- Born: November 23, 1935 Oakland
- Died: June 3, 2010 (aged 74)
- Occupation: Journalist, author, biographer

= Barbara Belford =

American journalist and biographer

Barbara Ann Belford (November 23, 1935 – June 3, 2010) was an American journalist and biographer. The second woman to earn tenure at the Columbia University Graduate School of Journalism, she was a prolific journalist and published biographies of Violet Hunt, Bram Stoker, and Oscar Wilde.

Barbara Belford was born on November 23, 1935 in Oakland, California, the daughter of Professor Harold Graef Belford and actress Veronica Burns. She graduated with a BA from Vanderbilt University in 1957 and an MA from the Columbia University Graduate School of Journalism in 1962. She joined Columbia as a professor in 1978. After Phyllis T. Garland, she became the second female professor to earn tenure at the journalism school. She retired in 1996.

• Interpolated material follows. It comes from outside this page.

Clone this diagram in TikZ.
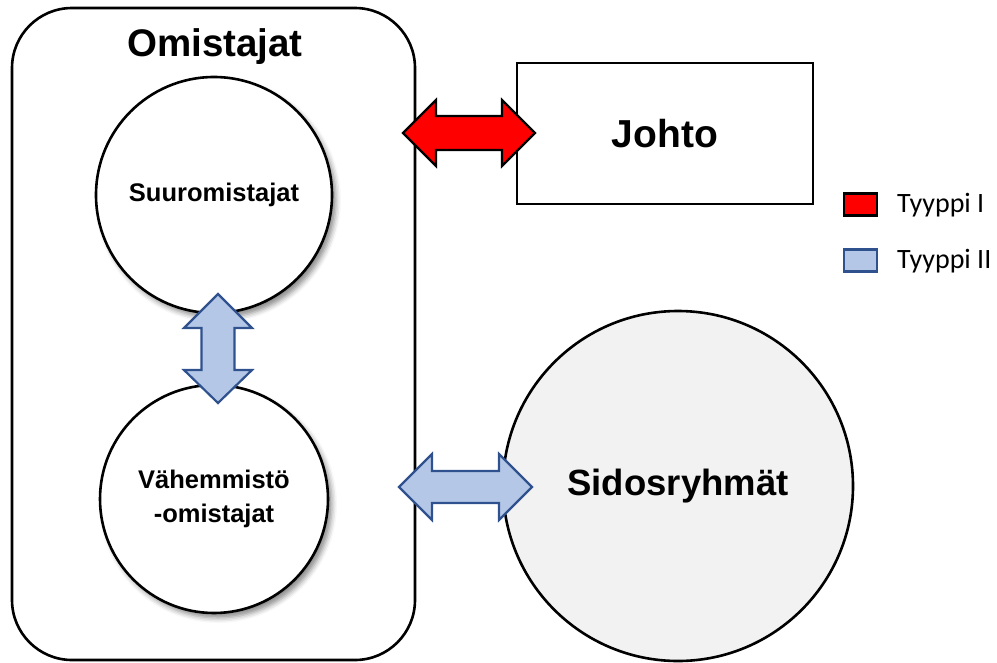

Prior to working for Columbia, she worked as a journalist and editor at numerous publications, including the New York Herald Tribune, Quincy Patriot Ledger, St. Petersburg Times, The Scotsman, and Redbook.

Her Brilliant Bylines: A Biographical Anthology of Notable Newspaperwomen in America (1986) is a collection of biographies of 24 female newspaper journalists, critics, and columnists from the 18th and 19th century, from Margaret Fuller to Madeline Blais. She was awarded the 1987 Literature on Media Award from San Francisco State University for the book. Her biography of Violet Hunt chronicled an overlooked literary figure and was bolstered by Belford's discovery of some of Hunt's missing diaries. Her biography of Bram Stoker received mixed reviews, but its section about Stoker's work at the Lyceum Theatre was singled out for praise by multiple critics. It was nominated for the 1996 Bram Stoker Award for Best Non-Fiction. Her biography of Oscar Wilde was noted for its sexual frankness and for Belford's goal of debunking a number of points in Richard Ellman's biography.

== Bibliography ==

- The Young Mothers (nonfiction), Warner Books (New York, NY), 1977.
- Brilliant Bylines: A Biographical Anthology of Notable Newspaperwomen in America, Columbia University Press (New York, NY), 1986.
- Violet: The Story of the Irrepressible Violet Hunt and Her Circle of Lovers and Friends—Ford Madox Ford, Somerset Maugham, H. G. Wells, and Henry James, Simon & Schuster (New York, NY), 1990.
- Bram Stoker: A Biography of the Author of "Dracula," Knopf (New York, NY), 1996.
- Oscar Wilde: A Certain Genius, Random House (New York, NY), 2000.